Seized in this context, the Administrative Court, Wiesbaden, harbours doubts as to the validity of Regulation 2019/1157 and, therefore, for the mandatory nature of the collection and storage of fingerprints in German identity cards. In particular, that Court wishes to ascertain first whether the appropriate basis for the adoption of Regulation 2019/1157 was Article 21(2) TFEU, rather than Article 77(3) of that same treaty; second, whether Regulation 2019/1157 is compatible with Articles 7 and 8 of the Charter read in conjunction with Article 52(1) thereof; and, third, whether the said regulation is in conformity with the obligation to carry out a data protection impact assessment under Article 35(10) of the General Data Protection Regulation3.

In today’s Opinion, Advocate General Laila Medina first concludes that Regulation 2019/1157 was correctly adopted on the basis of Article 21(2) TFEU with a view to facilitating the exercise of the right of EU citizens to move and reside freely within the Member States. In that regard, she points out that that right allows EU citizens to immerse themselves in the daily life of the other residents of the host Member State. National identity cards thus display the same functions as they do for those residents, which means that only a reliable and authentic proof of identity facilitates full enjoyment of free movement.

The homogenisation of the format of national identity cards and improvement of their reliability through security standards, including digital fingerprints, directly impacts the exercise of that right, by rendering those cards more trustworthy and, as such, more easily accepted by the authorities of the Member States and entities providing services. In the end, it amounts to a reduction in inconvenience, costs and administrative barriers for mobile EU citizens.

She finally considers that the competence conferred to the Council by Article 77(3) TFEU must be understood as referring only to the context of border check policy. An EU measure extending beyond that specific content, as it is the case of Regulation 2019/1157, would not fall within the scope of that provision. The Advocate General then examines whether the obligation to collect and store an image of two fingerprints in identity cards constitutes an unjustified limitation of the fundamental right to respect for private life with regard to the processing of personal data.

In her view, Regulation 2019/1157, which introduces similar measures to those examined by the Court in the judgment in Schwarz in relation to passports, constitutes a limitation of the rights guaranteed by Articles 7 and 8 of the Charter. Consequently, it is necessary to ascertain whether that processing can be justified on the basis of Article 52(1) of the Charter.

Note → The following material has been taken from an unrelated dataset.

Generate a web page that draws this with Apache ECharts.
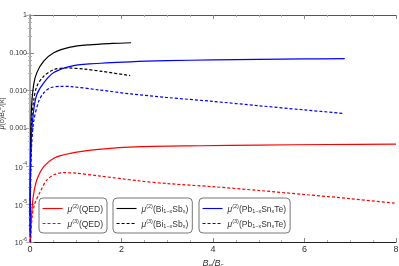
<!DOCTYPE html>
<html><head><meta charset="utf-8">
<script src="https://cdn.jsdelivr.net/npm/echarts@6/dist/echarts.min.js"></script>
<style>html,body{margin:0;padding:0;background:#fff}#c{width:399px;height:266px}</style>
</head><body><div id="c"></div>
<script>
// Data
var xQED2 = [0.01, 0.02, 0.05, 0.08, 0.15, 0.3, 0.52, 0.88, 1.5, 2.41, 3.72, 5, 6.5, 8];
var yQED2 = [8e-7, 2.5e-6, 9e-6, 1.9e-5, 4.4e-5, 9.8e-5, 1.64e-4, 2.2e-4, 2.8e-4, 3.3e-4, 3.5e-4, 3.65e-4, 3.78e-4, 3.85e-4];
var xQED3 = [0.01, 0.02, 0.05, 0.1, 0.22, 0.37, 0.55, 0.73, 1.0, 1.5, 2.41, 3, 4, 5, 6, 7, 8];
var yQED3 = [5e-7, 1.5e-6, 5e-6, 1e-5, 2.1e-5, 4.4e-5, 6.2e-5, 6.8e-5, 6.6e-5, 5.6e-5, 4.1e-5, 3.5e-5, 2.9e-5, 2.3e-5, 1.8e-5, 1.4e-5, 1.05e-5];
var xBi2 = [0.003, 0.01, 0.03, 0.08, 0.15, 0.3, 0.52, 0.88, 1.3, 1.8, 2.21];
var yBi2 = [5e-6, 2e-4, 0.003, 0.0145, 0.03, 0.06, 0.1, 0.141, 0.163, 0.177, 0.185];
var xBi3 = [0.003, 0.01, 0.03, 0.08, 0.15, 0.3, 0.52, 0.8, 1.2, 1.6, 2.19];
var yBi3 = [2e-6, 8e-5, 0.0012, 0.0055, 0.013, 0.024, 0.036, 0.040, 0.037, 0.032, 0.025];
var xPb2 = [0.003, 0.01, 0.03, 0.08, 0.15, 0.3, 0.52, 0.88, 1.3, 2.2, 3, 4, 5, 6, 6.88];
var yPb2 = [1.5e-6, 5e-5, 6e-4, 0.003, 0.0079, 0.016, 0.030, 0.044, 0.051, 0.058, 0.062, 0.065, 0.067, 0.069, 0.070];
var xPb3 = [0.003, 0.01, 0.03, 0.08, 0.19, 0.3, 0.44, 0.66, 0.9, 1.5, 2.2, 3, 4, 5, 6, 6.85];
var yPb3 = [1e-6, 2e-5, 2.5e-4, 0.0015, 0.0052, 0.0087, 0.0118, 0.013, 0.0128, 0.0105, 0.0082, 0.0066, 0.0052, 0.0040, 0.0031, 0.0025];
var xTicks = [0, 2, 4, 6, 8];
var yTickLabels = {'1': '1', '0.1': '0.100', '0.01': '0.010', '0.001': '0.001'};

function pairs(xs, ys) { return xs.map(function (x, i) { return [x, ys[i]]; }); }

var FONT = 'Liberation Sans, Arial, sans-serif';
var RED = '#ff0000', BLACK = '#000000', BLUE = '#0000ff';

var legendNames = {
  q2: '{m|μ}{sup|(2)}{n|(QED)}',
  q3: '{m|μ}{sup|(3)}{n|(QED)}',
  b2: '{m|μ}{sup|(2)}{n|(Bi}{sub|1−x}{n|Sb}{sub|x}{n|)}',
  b3: '{m|μ}{sup|(3)}{n|(Bi}{sub|1−x}{n|Sb}{sub|x}{n|)}',
  p2: '{m|μ}{sup|(2)}{n|(Pb}{sub|1−x}{n|Sn}{sub|x}{n|Te)}',
  p3: '{m|μ}{sup|(3)}{n|(Pb}{sub|1−x}{n|Sn}{sub|x}{n|Te)}'
};
var rich = {
  m: {fontSize: 8.5, fontStyle: 'italic', fontFamily: FONT, color: '#333', lineHeight: 11, verticalAlign: 'bottom'},
  n: {fontSize: 8.5, fontFamily: FONT, color: '#333', lineHeight: 11, verticalAlign: 'bottom'},
  sup: {fontSize: 5.5, fontFamily: FONT, color: '#333', lineHeight: 11, verticalAlign: 'top'},
  sub: {fontSize: 5.5, fontFamily: FONT, color: '#333', lineHeight: 9, verticalAlign: 'bottom'}
};
function legendBox(left, names) {
  return {
    left: left, top: 198, orient: 'vertical', data: names,
    itemWidth: 20, itemHeight: 10, itemGap: 4,
    padding: [5, 4, 4, 3],
    borderColor: '#777', borderWidth: 1, borderRadius: 4,
    selectedMode: false,
    itemStyle: {color: 'rgba(0,0,0,0)', borderColor: 'rgba(0,0,0,0)', borderWidth: 0, opacity: 0},
    lineStyle: {width: 1.1},
    formatter: function (n) { return legendNames[n]; },
    textStyle: {rich: rich, fontSize: 8.5, fontFamily: FONT}
  };
}

function ser(name, xs, ys, color, dashed) {
  return {
    name: name, type: 'line', data: pairs(xs, ys), smooth: 0.3,
    showSymbol: false, symbol: 'none', clip: true,
    lineStyle: {color: color, width: 1.2, type: dashed ? [3, 2] : 'solid'},
    itemStyle: {color: color}
  };
}

var chart = echarts.init(document.getElementById('c'), null, {renderer: 'canvas'});
chart.setOption({
  animation: false,
  backgroundColor: '#fff',
  grid: {left: 30, right: 3, top: 15, bottom: 24, show: false, containLabel: false, outerBoundsMode: 'none'},
  legend: [
    legendBox(39, ['q2', 'q3']),
    legendBox(113, ['b2', 'b3']),
    legendBox(199, ['p2', 'p3'])
  ],
  xAxis: [{
    type: 'value', min: 0, max: 8, interval: 2,
    name: '{i|B}{s|e}{i|/B}{s|c}', nameLocation: 'middle', nameGap: 14, nameMoveOverlap: false,
    nameTextStyle: {rich: {
      i: {fontSize: 9, fontStyle: 'italic', fontFamily: FONT, color: '#333', lineHeight: 12, verticalAlign: 'bottom'},
      s: {fontSize: 6, fontStyle: 'italic', fontFamily: FONT, color: '#333', lineHeight: 9, verticalAlign: 'bottom'}
    }},
    axisLine: {onZero: false, lineStyle: {color: '#222', width: 1}},
    axisTick: {inside: true, length: 4, lineStyle: {color: '#888'}},
    minorTick: {show: true, splitNumber: 4, length: 2, lineStyle: {color: '#aaa'}},
    axisLabel: {fontSize: 9, fontFamily: FONT, color: '#333', margin: 3},
    splitLine: {show: false}
  }, {
    type: 'value', min: 0, max: 8, interval: 2, position: 'top',
    axisLine: {show: true, lineStyle: {color: '#555', width: 1}},
    axisTick: {inside: true, length: 4, lineStyle: {color: '#888'}},
    minorTick: {show: true, splitNumber: 4, length: 2, lineStyle: {color: '#aaa'}},
    axisLabel: {show: false}, splitLine: {show: false}
  }],
  yAxis: [{
    type: 'log', logBase: 10, min: 1e-6, max: 1,
    name: '{m|μ}{n|(b)B}{s|c}{p|2}{n|/|k|}', nameLocation: 'middle', nameGap: 24, nameRotate: 90,
    nameMoveOverlap: false,
    nameTextStyle: {padding: [0, 0, 0, 30], rich: {
      m: {fontSize: 7, fontStyle: 'italic', fontFamily: FONT, color: '#333', lineHeight: 9, verticalAlign: 'bottom'},
      n: {fontSize: 7, fontFamily: FONT, color: '#333', lineHeight: 9, verticalAlign: 'bottom'},
      s: {fontSize: 5, fontFamily: FONT, color: '#333', lineHeight: 7, verticalAlign: 'bottom'},
      p: {fontSize: 5, fontFamily: FONT, color: '#333', lineHeight: 9, verticalAlign: 'top'}
    }},
    axisLine: {show: true, lineStyle: {color: '#222', width: 1}},
    axisTick: {inside: true, length: 4, lineStyle: {color: '#888'}},
    minorTick: {show: true, splitNumber: 5, length: 2, lineStyle: {color: '#aaa'}},
    axisLabel: {
      fontSize: 7, fontFamily: FONT, color: '#333', margin: 3,
      formatter: function (v) {
        var k = String(+v.toPrecision(3));
        if (yTickLabels[k]) return yTickLabels[k];
        var e = Math.round(Math.log10(v));
        return '{b|10}{e|' + e + '}';
      },
      rich: {
        b: {fontSize: 7, fontFamily: FONT, color: '#333', lineHeight: 10, verticalAlign: 'bottom'},
        e: {fontSize: 5, fontFamily: FONT, color: '#333', lineHeight: 10, verticalAlign: 'top'}
      }
    },
    splitLine: {show: false}
  }, {
    type: 'log', logBase: 10, min: 1e-6, max: 1, position: 'right',
    axisLine: {show: true, lineStyle: {color: '#aaa', width: 2}},
    axisTick: {inside: true, length: 4, lineStyle: {color: '#aaa'}},
    minorTick: {show: true, splitNumber: 5, length: 2, lineStyle: {color: '#bbb'}},
    axisLabel: {show: false}, splitLine: {show: false}
  }],
  series: [
    ser('q2', xQED2, yQED2, RED, false),
    ser('q3', xQED3, yQED3, RED, true),
    ser('b2', xBi2, yBi2, BLACK, false),
    ser('b3', xBi3, yBi3, BLACK, true),
    ser('p2', xPb2, yPb2, BLUE, false),
    ser('p3', xPb3, yPb3, BLUE, true)
  ]
});
</script></body></html>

As regards whether the limitations resulting from Regulation 2019/1157 satisfy an objective of general interest, she is of the view that, given that the lack of homogeneity regarding the formats and security features of national identity cards increases the risk of falsification and document fraud, the limitations introduced by Regulation 2019/1157, which aim at preventing this risk and thus to promote the acceptance of those cards, pursue such objective.

Moreover, she considers that those limitations are appropriate, necessary and do not go beyond what is indispensable to for achieving the main objective of that regulation. In particular, an equally suitable but less intrusive method does not seem to exist, as compared to the taking and storage of fingerprints, for achieving, in a similarly effective manner, the aim of the Regulation. Also, Regulation 2019/1157 offers sufficient and appropriate measures which guarantee that the collection, storage and use of biometric identifiers is effectively protected from misuse and abuse. Those measures guarantee that biometric identifiers stored in a newly issued card remain at the sole disposal of the cardholder after the issuance of that card and that they are not publicly accessible. (103)

Furthermore, Regulation 2019/1157 does not provide a legal basis for setting up or maintaining national databases or a centralised database at EU level. Finally, regarding the question whether Regulation 2019/1157 is in conformity with the obligation to carry out a data protection impact assessment under Article 35(10) GDPR, the Advocate General points out that the GDPR and Regulation 2019/1157 are acts of secondary legislation which, in the hierarchy of sources of EU law, rank equally.

Moreover, at no point does it result from the GDPR that the obligation to carry out an impact assessment, as is provided for in Article 35(1) thereof, is binding on the EU legislature, nor does that provision establish any criterion in relation to which the validity of another secondary law norm of the European Union should be assessed.

Consequently, she is of the opinion that the European Parliament and the Council were not obliged to conduct an impact assessment during the legislative process leading to adoption of Regulation 2019/1157.

NOTE: The Advocate General’s Opinion is not binding on the Court of Justice. It is the role of the Advocates General to propose to the Court, in complete independence, a legal solution to the cases for which they are responsible. The Judges of the Court are now beginning their deliberations in this case. Judgment will be given at a later date.

NOTE: A reference for a preliminary ruling allows the courts and tribunals of the Member States, in disputes which have been brought before them, to refer questions to the Court of Justice about the interpretation of European Union law or the validity of a European Union act. The Court of Justice does not decide the dispute itself. It is for the national court or tribunal to dispose of the case in accordance with the Court’s decision, which is similarly binding on other national courts or tribunals before which a similar issue is raised.